The launch of the Single African Air Transport Market (SAATM), the development of the SMART Corridor guide line and the Addis Ababa-Djibouti railway line are the milestone achievements of PIDA projects in the transport sector. In the energy sector the Kaleta Dam (240MW) in Guinea and the Grand Ethiopian Renaissance Dam (GERD) in Ethiopia are some of the major PIDA projects.

Batoka Gorge Hydro Electric Scheme (Zambia-Zimbabwe), Chalinze -Dar es Salaam Road (Tanzania), Ethiopia-Sudan Power Transmission Interconnector, Lamu Port Project (Kenya), Maloukou Tréchot Rail Road Bridge (Brazzaville-Kinshasa), Ruzizi III Hydropower Project (Rwanda-DRC), Zambia-Tanzania Power Transmission Interconnector are some of the PIDA projects which are in the pipeline.
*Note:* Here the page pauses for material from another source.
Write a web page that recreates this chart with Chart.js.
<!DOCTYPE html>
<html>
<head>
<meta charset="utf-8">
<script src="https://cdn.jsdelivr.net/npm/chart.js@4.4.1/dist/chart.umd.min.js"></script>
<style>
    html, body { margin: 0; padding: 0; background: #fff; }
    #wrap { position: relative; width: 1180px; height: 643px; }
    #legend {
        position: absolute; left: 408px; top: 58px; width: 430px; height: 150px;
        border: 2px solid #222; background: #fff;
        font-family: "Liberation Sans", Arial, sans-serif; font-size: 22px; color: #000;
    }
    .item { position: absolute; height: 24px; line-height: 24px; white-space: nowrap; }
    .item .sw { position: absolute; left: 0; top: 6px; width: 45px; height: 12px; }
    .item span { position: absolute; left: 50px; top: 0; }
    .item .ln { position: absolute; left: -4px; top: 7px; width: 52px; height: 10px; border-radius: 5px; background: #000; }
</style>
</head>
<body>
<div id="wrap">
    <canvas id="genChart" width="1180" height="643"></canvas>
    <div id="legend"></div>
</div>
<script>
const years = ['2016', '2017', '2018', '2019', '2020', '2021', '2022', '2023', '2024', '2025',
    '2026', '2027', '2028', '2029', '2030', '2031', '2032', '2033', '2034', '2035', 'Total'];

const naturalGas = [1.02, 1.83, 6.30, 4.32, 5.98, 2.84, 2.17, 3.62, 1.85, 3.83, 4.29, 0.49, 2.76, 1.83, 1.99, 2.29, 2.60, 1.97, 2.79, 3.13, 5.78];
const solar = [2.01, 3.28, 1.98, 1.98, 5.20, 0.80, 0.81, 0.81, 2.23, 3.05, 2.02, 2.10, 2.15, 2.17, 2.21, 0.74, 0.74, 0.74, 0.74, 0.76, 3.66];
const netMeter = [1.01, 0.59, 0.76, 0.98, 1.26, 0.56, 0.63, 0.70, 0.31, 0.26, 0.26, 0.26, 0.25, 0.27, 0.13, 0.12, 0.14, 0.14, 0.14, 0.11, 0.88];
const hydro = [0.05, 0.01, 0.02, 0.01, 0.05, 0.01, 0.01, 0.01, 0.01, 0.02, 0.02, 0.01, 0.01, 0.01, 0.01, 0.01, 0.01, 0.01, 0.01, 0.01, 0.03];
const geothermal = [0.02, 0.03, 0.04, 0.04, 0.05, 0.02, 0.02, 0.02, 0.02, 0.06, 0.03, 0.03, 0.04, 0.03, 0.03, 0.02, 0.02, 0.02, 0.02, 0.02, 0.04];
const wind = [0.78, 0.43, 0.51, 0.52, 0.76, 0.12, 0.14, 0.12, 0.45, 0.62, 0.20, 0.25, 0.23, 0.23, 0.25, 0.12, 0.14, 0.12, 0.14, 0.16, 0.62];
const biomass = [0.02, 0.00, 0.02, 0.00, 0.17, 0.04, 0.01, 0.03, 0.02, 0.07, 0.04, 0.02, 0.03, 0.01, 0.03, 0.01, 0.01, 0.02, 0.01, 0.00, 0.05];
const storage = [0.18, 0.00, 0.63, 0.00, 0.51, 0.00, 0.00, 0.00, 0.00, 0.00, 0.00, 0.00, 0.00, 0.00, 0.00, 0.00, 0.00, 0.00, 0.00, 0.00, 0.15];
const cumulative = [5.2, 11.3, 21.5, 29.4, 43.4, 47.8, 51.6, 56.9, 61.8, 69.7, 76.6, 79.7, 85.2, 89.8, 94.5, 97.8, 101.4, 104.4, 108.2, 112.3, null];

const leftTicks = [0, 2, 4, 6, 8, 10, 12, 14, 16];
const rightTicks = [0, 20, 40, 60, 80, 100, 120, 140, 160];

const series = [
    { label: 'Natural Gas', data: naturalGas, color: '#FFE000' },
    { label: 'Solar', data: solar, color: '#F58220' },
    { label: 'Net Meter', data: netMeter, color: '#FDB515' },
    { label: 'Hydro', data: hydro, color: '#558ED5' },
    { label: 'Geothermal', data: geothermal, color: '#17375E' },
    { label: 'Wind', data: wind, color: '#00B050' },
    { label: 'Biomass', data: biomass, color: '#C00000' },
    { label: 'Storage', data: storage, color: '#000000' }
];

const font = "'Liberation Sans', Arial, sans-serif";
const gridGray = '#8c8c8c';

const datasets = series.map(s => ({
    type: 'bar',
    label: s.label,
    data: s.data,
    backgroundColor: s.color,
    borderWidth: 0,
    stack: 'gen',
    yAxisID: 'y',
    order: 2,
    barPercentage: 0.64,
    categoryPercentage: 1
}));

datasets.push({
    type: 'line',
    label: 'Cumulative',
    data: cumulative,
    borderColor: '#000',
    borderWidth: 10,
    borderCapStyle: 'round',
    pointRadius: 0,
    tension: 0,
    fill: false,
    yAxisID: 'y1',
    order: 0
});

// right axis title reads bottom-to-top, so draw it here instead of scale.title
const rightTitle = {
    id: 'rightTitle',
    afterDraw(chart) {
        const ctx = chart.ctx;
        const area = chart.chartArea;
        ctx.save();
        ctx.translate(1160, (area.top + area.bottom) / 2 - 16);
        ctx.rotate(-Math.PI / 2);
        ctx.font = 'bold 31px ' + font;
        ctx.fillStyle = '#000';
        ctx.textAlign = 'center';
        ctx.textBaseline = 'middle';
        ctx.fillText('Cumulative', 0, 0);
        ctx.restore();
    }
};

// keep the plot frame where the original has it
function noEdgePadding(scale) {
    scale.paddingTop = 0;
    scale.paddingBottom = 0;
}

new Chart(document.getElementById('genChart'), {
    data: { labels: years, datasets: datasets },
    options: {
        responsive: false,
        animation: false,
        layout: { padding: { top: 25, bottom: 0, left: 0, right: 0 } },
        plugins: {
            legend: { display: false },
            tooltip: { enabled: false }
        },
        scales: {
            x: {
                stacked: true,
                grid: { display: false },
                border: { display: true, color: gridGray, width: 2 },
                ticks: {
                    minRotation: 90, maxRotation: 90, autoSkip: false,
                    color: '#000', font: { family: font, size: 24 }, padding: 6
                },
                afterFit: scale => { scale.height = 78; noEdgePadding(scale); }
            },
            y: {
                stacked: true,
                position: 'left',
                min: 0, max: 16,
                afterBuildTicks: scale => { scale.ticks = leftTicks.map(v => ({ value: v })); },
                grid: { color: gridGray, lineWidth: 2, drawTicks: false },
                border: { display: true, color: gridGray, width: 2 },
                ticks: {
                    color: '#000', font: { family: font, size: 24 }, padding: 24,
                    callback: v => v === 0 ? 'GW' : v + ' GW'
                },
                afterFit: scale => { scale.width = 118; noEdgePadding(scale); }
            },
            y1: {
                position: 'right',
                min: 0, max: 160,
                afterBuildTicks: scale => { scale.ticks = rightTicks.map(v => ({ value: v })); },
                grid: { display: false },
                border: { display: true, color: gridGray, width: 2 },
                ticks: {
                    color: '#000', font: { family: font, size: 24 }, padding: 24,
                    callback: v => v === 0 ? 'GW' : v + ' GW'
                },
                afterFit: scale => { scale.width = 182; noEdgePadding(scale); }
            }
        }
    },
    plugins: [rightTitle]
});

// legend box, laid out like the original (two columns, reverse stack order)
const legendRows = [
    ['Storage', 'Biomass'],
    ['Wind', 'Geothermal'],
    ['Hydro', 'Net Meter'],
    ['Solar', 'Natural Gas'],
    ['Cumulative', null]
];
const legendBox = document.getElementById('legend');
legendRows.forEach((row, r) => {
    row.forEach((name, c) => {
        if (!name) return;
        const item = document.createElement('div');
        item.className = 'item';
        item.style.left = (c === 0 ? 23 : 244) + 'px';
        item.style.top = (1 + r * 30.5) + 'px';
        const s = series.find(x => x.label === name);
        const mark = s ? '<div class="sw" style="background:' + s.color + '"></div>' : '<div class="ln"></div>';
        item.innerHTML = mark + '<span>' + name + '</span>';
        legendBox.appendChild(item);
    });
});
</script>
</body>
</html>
The implementation of this mammoth program has never been easy. According to Traore, lack of capacity and funding are some of the major challenges PIDA has faced. “Private sector involvement is limited. Some of the projects have not been conceptualized,” he said. 

To address capacity issues PIDA secured support from the AfDB in building the capacities of member states in implementing the program. To enhance the engagement of the private sector PIDA has formed business people network. “We have set up a service delivery mechanism that would help in conceptualizing our projects that are at an early stage,” Traore said.   

As the first phase of PIDA will end in 2020 the second part is being drafted. To prepare PIDA II various studies have been commissioned on the socio economic developments of the continent. “We are studying the economic and demographic growth that would enable us forecast the infrastructure needs of Africa in the next ten years,” Traore said. “All relevant stakeholders will participate in the preparation of the PIDA II documents,” he added.

PIDA will follow integrated corridor approach among transport, energy, water and ICT sectors. Youth, gender, as well as economic zones will be considered in the PIDA II program development. The PIDA priority project selection criteria will also be defined.

The studies will be completed by January 2021 and the list of selected projects would be submitted to member states for adoption.    

The PIDA Week will be held in November 2019 in Cairo Egypt. The annual event will bring various stakeholders including the public sector, private sector and civil society organizations to discuss the implementation of PIDA projects. During the forum five priority PIDA projects would be showcased.

“The PIDA Week is an important forum to promote the PIDA projects and create direct contact between owners of the projects and financiers,” Traore said. PIDA forges partnership with the public and private sector. In addition to NEPAD, UNECA and AfDB, GIZ, the German aid organization, provides support to PIDA. “AfDB works with us daily. They provide project funding. The GIZ provides technical support to us. They are closely working with us,” Traore said.  

According to the AU, as about 15 million Africans of working age enter the labour market every year, PIDA plays a critical role in creating new jobs. So far PIDA projects have created 113,000 direct and 50,000 indirect jobs.  

The future of young Africans like Pmpiki Chdga of Maloukou hinges on the successful implementation of PIDA projects. “We are waiting for the realization of the Maloukou Bridge project. We heard that it is a very good project,” Chdga said.